### THE RECORDS
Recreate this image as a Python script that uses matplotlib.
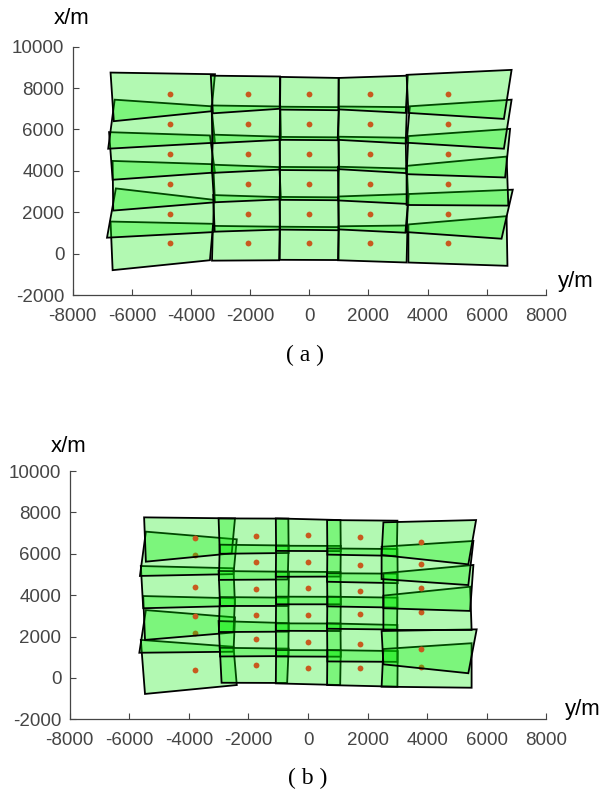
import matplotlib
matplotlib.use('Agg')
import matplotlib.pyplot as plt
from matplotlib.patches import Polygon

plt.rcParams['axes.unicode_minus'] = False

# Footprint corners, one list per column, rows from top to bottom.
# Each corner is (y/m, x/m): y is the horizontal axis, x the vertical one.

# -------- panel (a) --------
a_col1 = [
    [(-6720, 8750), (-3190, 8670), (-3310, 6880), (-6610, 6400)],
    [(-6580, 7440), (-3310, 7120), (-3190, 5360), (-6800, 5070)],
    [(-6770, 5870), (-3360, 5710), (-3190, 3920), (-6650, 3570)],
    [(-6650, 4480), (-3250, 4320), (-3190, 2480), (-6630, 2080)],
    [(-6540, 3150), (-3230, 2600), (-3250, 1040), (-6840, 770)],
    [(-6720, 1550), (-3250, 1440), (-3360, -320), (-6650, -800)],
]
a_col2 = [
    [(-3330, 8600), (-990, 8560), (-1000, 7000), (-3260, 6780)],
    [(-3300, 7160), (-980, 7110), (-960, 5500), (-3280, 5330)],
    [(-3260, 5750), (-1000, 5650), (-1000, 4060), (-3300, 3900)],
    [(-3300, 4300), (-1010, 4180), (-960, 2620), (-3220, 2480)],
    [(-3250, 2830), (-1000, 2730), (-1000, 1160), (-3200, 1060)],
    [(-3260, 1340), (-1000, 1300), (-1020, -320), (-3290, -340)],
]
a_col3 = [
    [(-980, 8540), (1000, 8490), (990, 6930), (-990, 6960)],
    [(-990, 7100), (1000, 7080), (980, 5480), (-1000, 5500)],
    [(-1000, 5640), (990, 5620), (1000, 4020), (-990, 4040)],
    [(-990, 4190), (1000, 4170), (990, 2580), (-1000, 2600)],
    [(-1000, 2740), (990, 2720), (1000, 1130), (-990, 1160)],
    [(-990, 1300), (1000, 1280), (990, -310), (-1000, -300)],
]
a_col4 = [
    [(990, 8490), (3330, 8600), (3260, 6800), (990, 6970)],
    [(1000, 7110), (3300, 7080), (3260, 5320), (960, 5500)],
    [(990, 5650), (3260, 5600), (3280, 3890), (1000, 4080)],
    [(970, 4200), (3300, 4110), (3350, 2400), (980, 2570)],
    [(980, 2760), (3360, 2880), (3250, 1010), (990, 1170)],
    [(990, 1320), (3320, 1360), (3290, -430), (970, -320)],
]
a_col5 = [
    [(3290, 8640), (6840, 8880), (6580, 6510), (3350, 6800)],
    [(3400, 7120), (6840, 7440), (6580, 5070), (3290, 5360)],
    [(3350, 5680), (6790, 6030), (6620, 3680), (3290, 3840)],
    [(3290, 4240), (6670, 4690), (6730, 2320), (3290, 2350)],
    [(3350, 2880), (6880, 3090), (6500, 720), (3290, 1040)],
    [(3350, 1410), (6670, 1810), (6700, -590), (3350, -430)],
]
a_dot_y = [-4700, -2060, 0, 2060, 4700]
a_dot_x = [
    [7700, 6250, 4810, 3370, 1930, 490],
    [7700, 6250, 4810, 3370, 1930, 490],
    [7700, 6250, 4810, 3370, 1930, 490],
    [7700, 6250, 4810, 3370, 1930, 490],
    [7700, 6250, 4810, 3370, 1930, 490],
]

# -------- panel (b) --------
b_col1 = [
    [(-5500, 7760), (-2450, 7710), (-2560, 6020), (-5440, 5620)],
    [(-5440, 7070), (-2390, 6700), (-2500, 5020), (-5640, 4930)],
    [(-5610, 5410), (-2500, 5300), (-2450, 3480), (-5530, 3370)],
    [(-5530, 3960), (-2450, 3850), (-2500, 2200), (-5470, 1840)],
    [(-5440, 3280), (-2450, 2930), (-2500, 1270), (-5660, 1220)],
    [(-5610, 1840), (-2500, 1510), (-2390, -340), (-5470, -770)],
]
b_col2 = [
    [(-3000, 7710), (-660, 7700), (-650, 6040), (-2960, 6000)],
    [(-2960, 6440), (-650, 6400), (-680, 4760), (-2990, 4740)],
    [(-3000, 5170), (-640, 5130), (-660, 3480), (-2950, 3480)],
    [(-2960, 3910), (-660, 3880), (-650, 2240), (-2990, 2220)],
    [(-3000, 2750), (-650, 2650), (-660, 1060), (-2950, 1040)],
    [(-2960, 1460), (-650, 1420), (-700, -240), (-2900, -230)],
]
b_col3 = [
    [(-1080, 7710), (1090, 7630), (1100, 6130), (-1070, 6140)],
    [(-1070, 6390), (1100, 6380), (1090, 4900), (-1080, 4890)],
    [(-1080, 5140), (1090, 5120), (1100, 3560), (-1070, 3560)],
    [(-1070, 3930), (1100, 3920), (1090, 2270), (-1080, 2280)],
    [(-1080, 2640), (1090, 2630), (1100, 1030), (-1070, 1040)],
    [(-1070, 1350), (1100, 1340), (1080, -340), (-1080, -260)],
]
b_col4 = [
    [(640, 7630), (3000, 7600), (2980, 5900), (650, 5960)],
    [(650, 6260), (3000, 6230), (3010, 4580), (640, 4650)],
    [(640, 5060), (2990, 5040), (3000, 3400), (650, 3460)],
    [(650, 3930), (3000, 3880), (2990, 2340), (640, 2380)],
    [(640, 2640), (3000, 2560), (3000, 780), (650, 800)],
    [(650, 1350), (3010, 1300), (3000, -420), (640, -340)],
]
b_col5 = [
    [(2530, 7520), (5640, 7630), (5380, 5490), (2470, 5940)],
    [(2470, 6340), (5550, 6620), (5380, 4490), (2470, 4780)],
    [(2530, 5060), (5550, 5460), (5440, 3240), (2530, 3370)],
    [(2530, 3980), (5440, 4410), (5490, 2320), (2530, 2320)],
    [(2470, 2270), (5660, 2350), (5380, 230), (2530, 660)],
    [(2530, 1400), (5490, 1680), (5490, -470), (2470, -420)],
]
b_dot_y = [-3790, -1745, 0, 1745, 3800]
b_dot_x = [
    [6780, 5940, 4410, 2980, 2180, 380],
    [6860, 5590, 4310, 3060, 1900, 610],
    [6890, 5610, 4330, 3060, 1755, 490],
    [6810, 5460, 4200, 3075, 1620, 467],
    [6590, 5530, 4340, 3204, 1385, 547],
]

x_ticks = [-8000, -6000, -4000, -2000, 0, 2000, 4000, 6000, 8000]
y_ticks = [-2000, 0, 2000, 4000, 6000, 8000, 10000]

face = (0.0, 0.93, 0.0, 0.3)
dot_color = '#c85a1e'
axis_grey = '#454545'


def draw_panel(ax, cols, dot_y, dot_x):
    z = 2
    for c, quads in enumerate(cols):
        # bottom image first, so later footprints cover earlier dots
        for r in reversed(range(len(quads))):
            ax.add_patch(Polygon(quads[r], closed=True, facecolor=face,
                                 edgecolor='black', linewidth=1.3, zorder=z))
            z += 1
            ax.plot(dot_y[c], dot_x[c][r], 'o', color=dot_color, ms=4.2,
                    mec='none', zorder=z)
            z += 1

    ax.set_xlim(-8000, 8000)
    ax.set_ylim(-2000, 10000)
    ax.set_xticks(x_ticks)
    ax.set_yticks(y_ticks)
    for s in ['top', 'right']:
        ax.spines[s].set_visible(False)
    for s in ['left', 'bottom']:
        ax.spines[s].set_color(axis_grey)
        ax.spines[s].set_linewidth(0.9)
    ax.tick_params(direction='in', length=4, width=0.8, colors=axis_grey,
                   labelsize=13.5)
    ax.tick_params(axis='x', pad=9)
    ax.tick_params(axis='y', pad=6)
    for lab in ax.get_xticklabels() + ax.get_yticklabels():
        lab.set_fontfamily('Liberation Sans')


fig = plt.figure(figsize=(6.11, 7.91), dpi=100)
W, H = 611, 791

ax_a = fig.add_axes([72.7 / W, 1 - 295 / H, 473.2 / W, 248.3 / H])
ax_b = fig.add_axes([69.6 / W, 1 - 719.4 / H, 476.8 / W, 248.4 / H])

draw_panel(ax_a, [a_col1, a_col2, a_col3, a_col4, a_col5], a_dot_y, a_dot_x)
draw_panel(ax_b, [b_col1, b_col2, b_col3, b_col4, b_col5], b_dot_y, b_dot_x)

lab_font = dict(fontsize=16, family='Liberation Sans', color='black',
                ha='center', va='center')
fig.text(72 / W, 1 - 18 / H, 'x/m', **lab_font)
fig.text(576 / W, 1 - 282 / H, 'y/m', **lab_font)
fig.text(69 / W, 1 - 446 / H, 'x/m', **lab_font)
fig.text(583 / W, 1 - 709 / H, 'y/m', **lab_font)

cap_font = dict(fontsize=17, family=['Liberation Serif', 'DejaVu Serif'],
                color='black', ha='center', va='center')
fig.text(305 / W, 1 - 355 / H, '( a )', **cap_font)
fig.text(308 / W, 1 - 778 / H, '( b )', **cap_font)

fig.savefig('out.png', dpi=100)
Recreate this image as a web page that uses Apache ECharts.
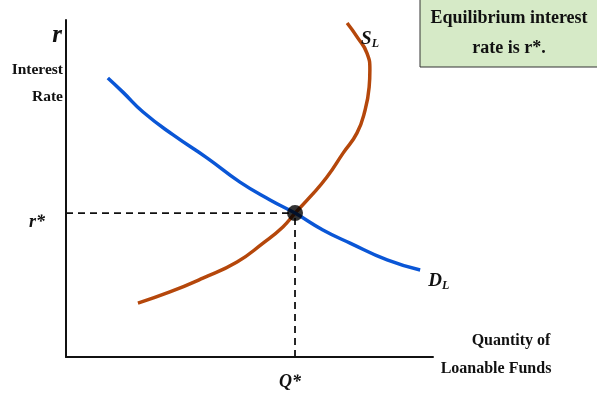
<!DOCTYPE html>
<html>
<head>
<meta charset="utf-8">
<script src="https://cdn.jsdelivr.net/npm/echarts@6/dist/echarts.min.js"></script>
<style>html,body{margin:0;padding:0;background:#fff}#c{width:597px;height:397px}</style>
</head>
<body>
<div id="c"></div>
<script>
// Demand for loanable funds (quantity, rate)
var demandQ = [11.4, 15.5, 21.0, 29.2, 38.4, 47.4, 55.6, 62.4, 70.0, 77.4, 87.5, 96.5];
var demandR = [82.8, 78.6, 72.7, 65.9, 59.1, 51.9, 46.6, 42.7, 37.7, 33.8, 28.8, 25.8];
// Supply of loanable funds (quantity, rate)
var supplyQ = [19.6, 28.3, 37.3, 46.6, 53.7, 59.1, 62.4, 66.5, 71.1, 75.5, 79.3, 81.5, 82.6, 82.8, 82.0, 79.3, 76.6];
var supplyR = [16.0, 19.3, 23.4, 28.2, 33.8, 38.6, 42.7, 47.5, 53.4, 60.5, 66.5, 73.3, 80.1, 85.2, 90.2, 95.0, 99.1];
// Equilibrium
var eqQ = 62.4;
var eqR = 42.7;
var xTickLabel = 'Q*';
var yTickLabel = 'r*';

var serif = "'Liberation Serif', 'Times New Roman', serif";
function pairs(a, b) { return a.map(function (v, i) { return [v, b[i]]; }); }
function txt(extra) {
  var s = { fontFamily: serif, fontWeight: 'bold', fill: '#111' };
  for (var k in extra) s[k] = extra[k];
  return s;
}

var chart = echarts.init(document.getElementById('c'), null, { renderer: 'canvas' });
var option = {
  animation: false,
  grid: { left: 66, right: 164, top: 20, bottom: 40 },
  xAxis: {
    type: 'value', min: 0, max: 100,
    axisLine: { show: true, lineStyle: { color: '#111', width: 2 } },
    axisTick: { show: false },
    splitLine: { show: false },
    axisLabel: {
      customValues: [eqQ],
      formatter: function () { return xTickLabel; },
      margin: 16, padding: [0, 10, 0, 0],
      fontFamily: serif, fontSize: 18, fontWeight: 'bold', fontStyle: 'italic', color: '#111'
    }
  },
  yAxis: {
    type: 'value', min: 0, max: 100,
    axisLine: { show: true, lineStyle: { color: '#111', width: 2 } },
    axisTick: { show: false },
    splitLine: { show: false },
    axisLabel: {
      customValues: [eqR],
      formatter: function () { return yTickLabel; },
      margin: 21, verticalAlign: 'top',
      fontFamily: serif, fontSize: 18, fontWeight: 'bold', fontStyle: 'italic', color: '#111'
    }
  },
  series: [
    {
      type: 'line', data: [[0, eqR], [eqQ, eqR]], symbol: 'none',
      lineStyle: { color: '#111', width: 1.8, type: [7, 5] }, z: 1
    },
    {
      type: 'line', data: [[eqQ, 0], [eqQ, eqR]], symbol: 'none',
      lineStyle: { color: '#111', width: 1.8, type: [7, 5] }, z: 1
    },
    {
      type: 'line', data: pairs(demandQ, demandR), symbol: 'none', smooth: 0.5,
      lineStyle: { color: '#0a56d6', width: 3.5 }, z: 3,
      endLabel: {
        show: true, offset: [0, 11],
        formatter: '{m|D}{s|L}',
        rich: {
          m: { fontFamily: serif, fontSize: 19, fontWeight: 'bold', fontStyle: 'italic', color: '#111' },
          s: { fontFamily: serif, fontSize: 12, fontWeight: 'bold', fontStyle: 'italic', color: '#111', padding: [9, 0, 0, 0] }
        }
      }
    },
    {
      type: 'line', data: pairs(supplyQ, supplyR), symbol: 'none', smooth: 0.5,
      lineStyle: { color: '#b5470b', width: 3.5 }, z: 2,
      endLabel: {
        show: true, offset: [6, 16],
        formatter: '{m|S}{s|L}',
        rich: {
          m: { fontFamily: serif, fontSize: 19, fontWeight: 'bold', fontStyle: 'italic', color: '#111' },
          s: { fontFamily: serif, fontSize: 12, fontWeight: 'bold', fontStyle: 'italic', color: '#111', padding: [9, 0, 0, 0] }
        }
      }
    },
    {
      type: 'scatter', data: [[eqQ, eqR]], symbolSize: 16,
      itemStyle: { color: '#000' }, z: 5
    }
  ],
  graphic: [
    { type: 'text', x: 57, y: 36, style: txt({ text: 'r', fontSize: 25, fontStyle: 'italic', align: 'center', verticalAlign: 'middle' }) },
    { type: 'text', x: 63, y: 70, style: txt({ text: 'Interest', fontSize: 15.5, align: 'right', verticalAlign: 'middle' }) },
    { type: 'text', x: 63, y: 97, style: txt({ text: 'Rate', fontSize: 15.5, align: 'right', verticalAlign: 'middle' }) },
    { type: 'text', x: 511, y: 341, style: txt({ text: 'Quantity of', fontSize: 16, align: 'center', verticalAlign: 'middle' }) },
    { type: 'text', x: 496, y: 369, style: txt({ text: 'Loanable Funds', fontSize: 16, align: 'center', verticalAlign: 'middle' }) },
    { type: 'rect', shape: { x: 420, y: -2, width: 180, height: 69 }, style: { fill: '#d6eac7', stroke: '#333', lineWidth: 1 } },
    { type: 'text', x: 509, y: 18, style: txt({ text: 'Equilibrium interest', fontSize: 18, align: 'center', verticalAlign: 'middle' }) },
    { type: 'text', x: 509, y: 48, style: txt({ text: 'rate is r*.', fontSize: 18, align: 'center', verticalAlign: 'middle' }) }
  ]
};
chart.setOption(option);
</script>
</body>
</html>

### PROBLEM TO WORK ON
Which lines in the listing above hold the word "uses"? Show each of them.

### RESULT OF THE EXERCISE
Recreate this image as a Python script that uses matplotlib.
Recreate this image as a web page that uses Apache ECharts.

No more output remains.